(Problem statement) Can you set down, exactly as they appear below, the lines from the opening of the material through the one bearing "from matplotlib.patches import Rectangle", minus the pictures?
>> Begin
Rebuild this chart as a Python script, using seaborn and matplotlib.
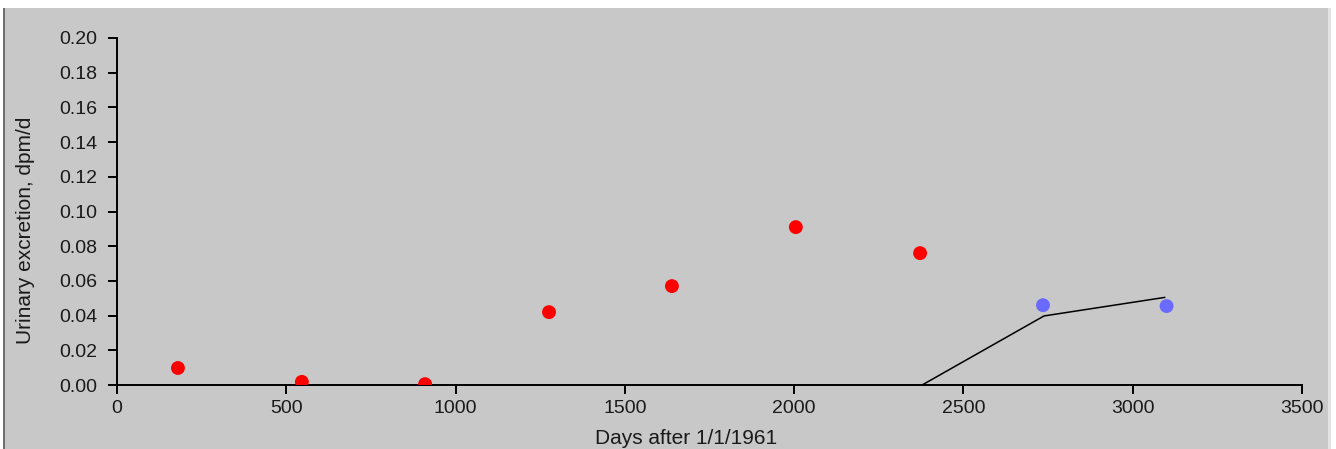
import pandas as pd
import seaborn as sns
import matplotlib.pyplot as plt
from matplotlib.patches import Rectangle

# measured urinary excretion (red), later samples (blue), model curve (black)
red_days = [180, 546, 910, 1276, 1639, 2005, 2372]
red_vals = [0.0098, 0.0018, 0.0005, 0.042, 0.057, 0.091, 0.076]
blue_days = [2735, 3100]
blue_vals = [0.046, 0.0455]
fit_days = [2378, 2738, 3095]
fit_vals = [0.0, 0.0398, 0.0505]

red_df = pd.DataFrame({"day": red_days, "val": red_vals})
blue_df = pd.DataFrame({"day": blue_days, "val": blue_vals})
fit_df = pd.DataFrame({"day": fit_days, "val": fit_vals})

sns.set_style("ticks")
plt.rcParams["font.family"] = ["Liberation Sans", "DejaVu Sans"]

fig = plt.figure(figsize=(13.36, 4.49), dpi=100)
fig.patch.set_facecolor("white")
# grey panel behind everything, with thin white band at top
fig.add_artist(Rectangle((4 / 1336, 0), 1324 / 1336, 441 / 449,
                         transform=fig.transFigure, facecolor="#c8c8c8",
                         edgecolor="none", zorder=-10))
fig.add_artist(Rectangle((3 / 1336, 0), 2 / 1336, 441 / 449,
                         transform=fig.transFigure, facecolor="#6e6e6e",
                         edgecolor="none", zorder=-9))
fig.add_artist(Rectangle((1328 / 1336, 0), 3 / 1336, 441 / 449,
                         transform=fig.transFigure, facecolor="#e2e2e2",
                         edgecolor="none", zorder=-9))

ax = fig.add_axes([117 / 1336, 1 - 385 / 449, 1185 / 1336, 347 / 449])
ax.set_facecolor("none")

sns.lineplot(data=fit_df, x="day", y="val", color="black", linewidth=1.1, ax=ax)
sns.scatterplot(data=red_df, x="day", y="val", color="#ff0000", s=100,
                edgecolor="none", ax=ax, zorder=3)
sns.scatterplot(data=blue_df, x="day", y="val", color="#6a6aff", s=100,
                edgecolor="none", ax=ax, zorder=3)

ax.set_xlim(0, 3500)
ax.set_ylim(0, 0.2)
ax.set_xticks(range(0, 3501, 500))
ax.set_yticks([i * 0.02 for i in range(11)])
ax.set_yticklabels([f"{i * 0.02:.2f}" for i in range(11)])
ax.tick_params(direction="out", length=6.5, width=1.4, labelsize=14,
               colors="black", labelcolor="#1a1a1a")
ax.tick_params(axis="y", pad=7.5)
ax.tick_params(axis="x", pad=4)
for side in ["top", "right"]:
    ax.spines[side].set_visible(False)
for side in ["left", "bottom"]:
    ax.spines[side].set_linewidth(1.4)
    ax.spines[side].set_color("black")

ax.set_xlabel("Days after 1/1/1961", fontsize=15, color="#1a1a1a")
ax.set_ylabel("Urinary excretion, dpm/d", fontsize=15, color="#1a1a1a")
ax.xaxis.set_label_coords((686 - 117) / 1185, -(438 - 385) / 347)
ax.yaxis.set_label_coords(-(117 - 26) / 1185, (385 - 230) / 347)
ax.xaxis.label.set_va("center")
ax.yaxis.label.set_va("center")

fig.savefig("out.png", dpi=100)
>> End
(Solution below)
Rebuild this chart as a Python script, using seaborn and matplotlib.
import pandas as pd
import seaborn as sns
import matplotlib.pyplot as plt
from matplotlib.patches import Rectangle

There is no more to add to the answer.